Competency-based pay is a structure that employers use to base an employee’s compensation on skills, knowledge, and experience rather than solely on their job title or tenure. This approach is designed to incentivize the personal and professional development of employees by rewarding individuals when their growth directly benefits the business.
More about competency-based pay
Companies are always looking for innovative ways to motivate, empower, and retain employees, beyond providing the basic benefits and perks employees ask for, and competency-based pay is becoming an increasingly popular option. But before introducing any changes to an organization’s compensation structure, employers should be prepared to clearly communicate to their employees when the change will occur, who it will affect, and how the coming change is to their advantage.
Companies may want to consider a competency-based pay structure for the following reasons.
Competency-based pay can help employees broaden their horizons by empowering them to discover innovations that can make business-wide improvements rather than narrowing their focus on the next job title.
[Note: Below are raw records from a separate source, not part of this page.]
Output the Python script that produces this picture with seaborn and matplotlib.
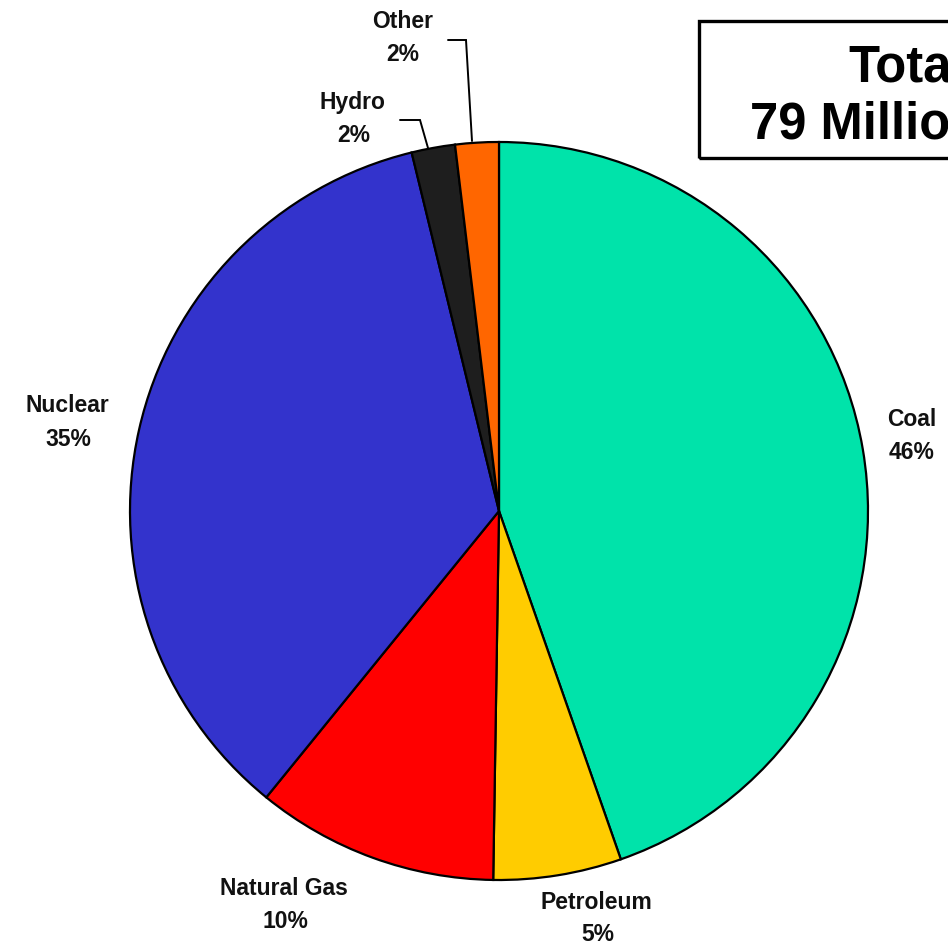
import matplotlib
matplotlib.use("Agg")
import matplotlib.pyplot as plt
from matplotlib.patches import Rectangle
import seaborn as sns

# ---- data ----
categories = ["Coal", "Petroleum", "Natural Gas", "Nuclear", "Hydro", "Other"]
values = [44.6, 5.6, 10.6, 35.3, 1.9, 1.9]
pct_labels = ["46%", "5%", "10%", "35%", "2%", "2%"]
colors = ["#00E3AA", "#FFCC00", "#FF0000", "#3333CC", "#1E1E1E", "#FF6600"]
title_lines = ["Total", "79 Million MWh"]

sns.set_theme(style="white")
plt.rcParams["font.family"] = ["Liberation Sans", "DejaVu Sans"]

W, H = 948, 945
fig = plt.figure(figsize=(W / 100, H / 100), dpi=100)
ax = fig.add_axes([0, 0, 1, 1])

ax.pie(values, colors=colors, startangle=90, counterclock=False,
       center=(499, H - 512), radius=369,
       wedgeprops=dict(edgecolor="black", linewidth=1.6))
ax.set_xlim(0, W)
ax.set_ylim(0, H)
ax.set_aspect("auto")
ax.axis("off")

# label positions (pixel coords, y from top): name centre, pct centre
label_pos = {
    "Coal": ((912, 420), (912, 453)),
    "Petroleum": ((596, 903), (598, 935)),
    "Natural Gas": ((284, 889), (285, 922)),
    "Nuclear": ((67, 406), (68, 440)),
    "Hydro": ((352, 103), (354, 136)),
    "Other": ((403, 22), (403, 55)),
}
for cat, pct in zip(categories, pct_labels):
    (nx, ny), (px, py) = label_pos[cat]
    ax.text(nx, H - ny, cat, ha="center", va="center", fontsize=16.5,
            fontweight="bold", color="#111111")
    ax.text(px, H - py, pct, ha="center", va="center", fontsize=16.5,
            fontweight="bold", color="#111111")

# leader lines
ax.plot([448, 466, 472], [H - 41, H - 41, H - 142], color="black", lw=1.4,
        solid_joinstyle="miter")
ax.plot([400, 420, 428], [H - 121, H - 121, H - 149], color="black", lw=1.4,
        solid_joinstyle="miter")

# title box (extends past right edge, as in the reference)
ax.add_patch(Rectangle((699, H - 159), 300, 137, fill=False, edgecolor="black",
                       linewidth=2.4, clip_on=True))
ax.text(848, H - 82, title_lines[0], ha="left", va="baseline", fontsize=36.5,
        fontweight="bold", color="black")
ax.text(750, H - 139, title_lines[1], ha="left", va="baseline", fontsize=36.5,
        fontweight="bold", color="black")

fig.savefig("out.png", dpi=100, facecolor="white")
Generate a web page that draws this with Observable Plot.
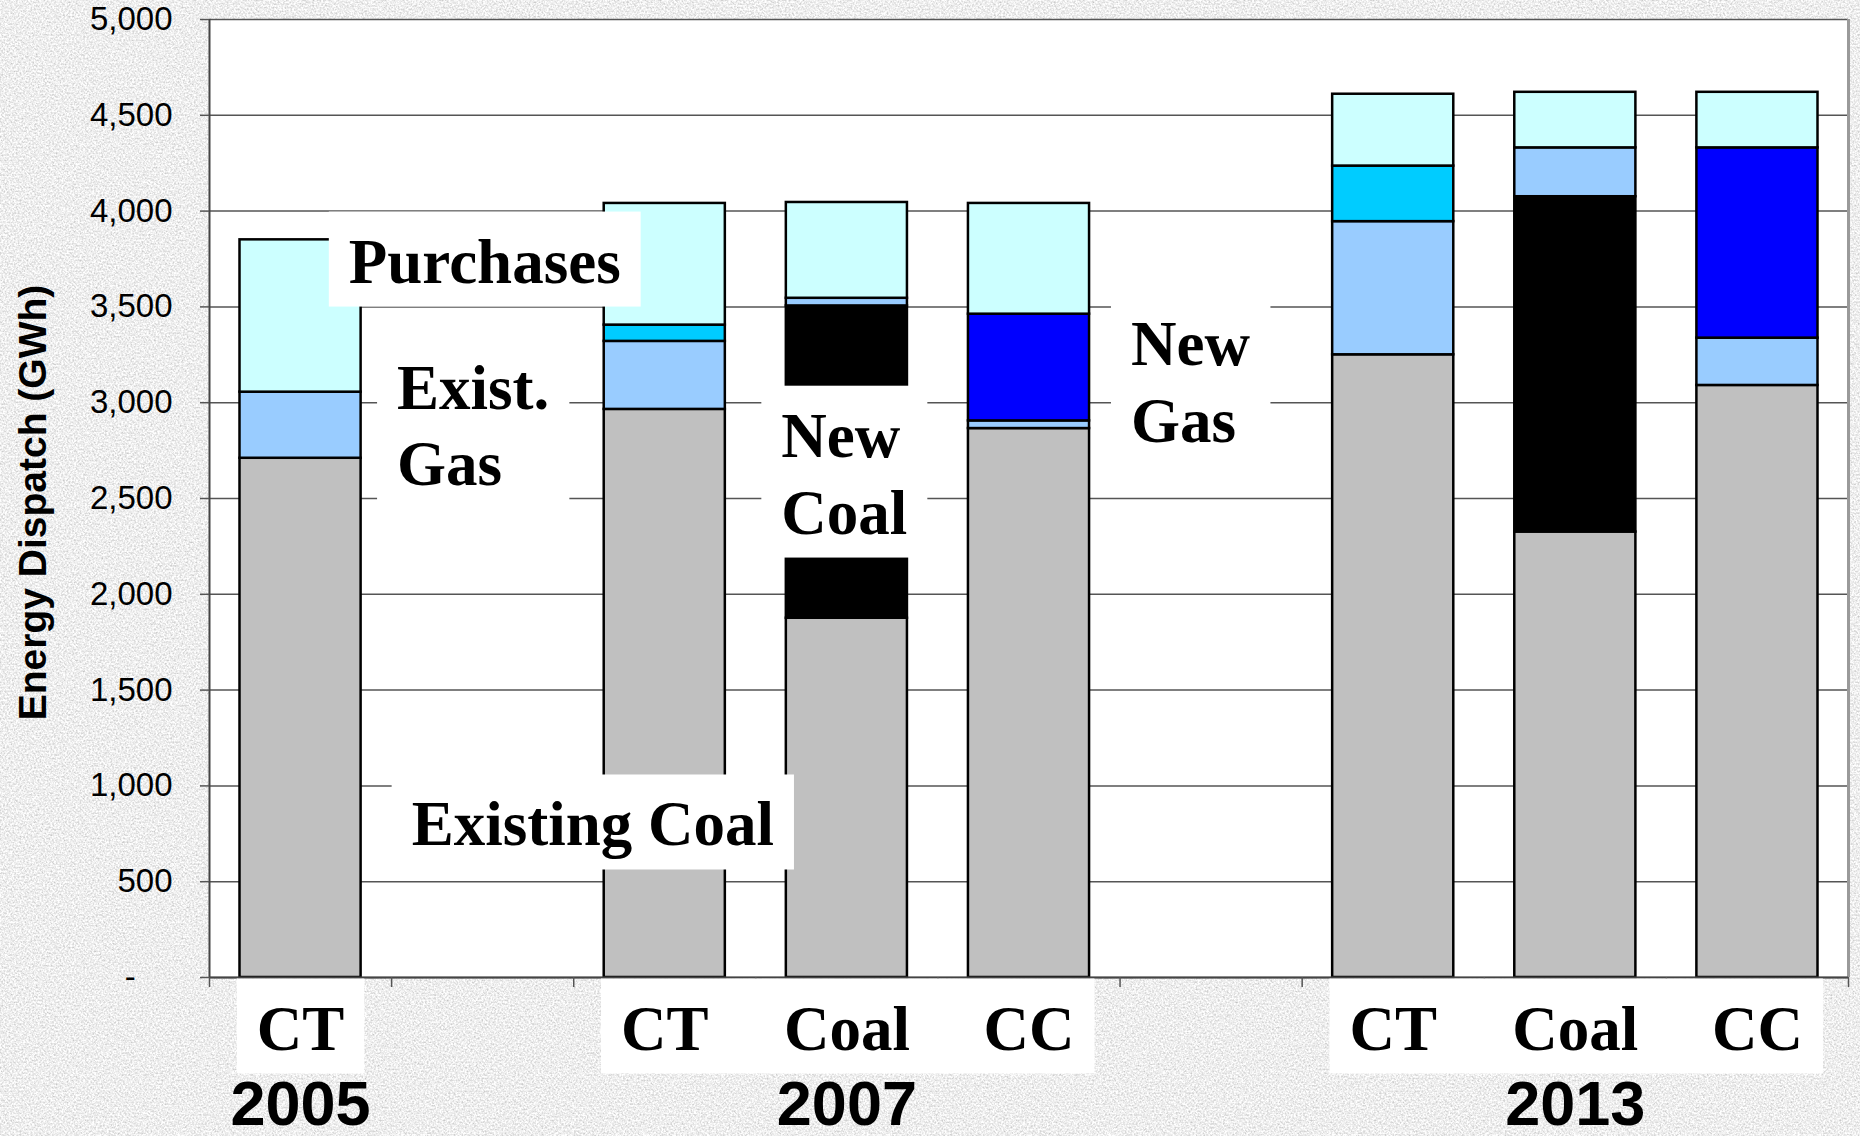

When properly executed, a program centered around competency-based pay encourages employees to discover new areas of interest related to their company, their career, and even their personal goals.
Independent thinkers can become thought-leaders
Giving employees the chance to “flex their muscles” and learn new skills that contribute to their company’s success fosters a work culture that values learning and growth. Furthermore, it sends the message that each employee has unique value, quantifies individual contributions, and can help organizations discover emerging leaders.
Improves pay transparency
Competency-based pay can also increase transparency around employee compensation. Employees are able to better understand what their earning potential can be and which skills they need to acquire in order to reach (or exceed) a target pay level. This generally leads to less turnover.
When employees realize their employer is a source of opportunities for professional and personal growth, they’re less inclined to explore other job opportunities. And if they do leave, they’re more likely to return to the organization after learning even more skills.
That being said, competency-based pay isn’t a magic wand, and there are risks that companies should consider if they want to use this strategy successfully.
The ambiguity of change
When a company introduces competency-based pay to their organization after using a more traditional pay structure, it’s natural for employees to have concerns about this new reward system. Some may feel it’s overly complicated, vague, or even a little unfair. To avoid this, employers should create (and add) a clearly defined compensation policy to their company’s employee handbook, and communicate it to all employees well in advance of the change.
The new pay policy should be introduced (or “rolled out”) to all employees through the normal channels of communication an organization uses. Moreover, employers may want to set up a forum where employee concerns can be addressed (this could be online or even during a company town hall). Finally, employers should keep in mind that competency-based pay may be a new concept to job applicants and newly hired employees and should consider introducing such policies in their candidate interview strategy, and reiterating them in any company offer letters.
As an organization shifts from a traditional pay system to competency-based pay, it can be unclear how to gauge how well this new approach translates to productivity. For example, how do you measure if an employee’s new skills translate to increased retention? One method is through stay interviews.
Depending on a company’s goals and current culture, a competency-based pay model might be worth a closer look. If implemented thoughtfully, it could have benefits for both the employee and the employer. Ambitious employees have the opportunity to be rewarded for embracing their passions and taking their work to a new level. And it so happens that it also brings new opportunities for innovation and company growth to the business as a whole.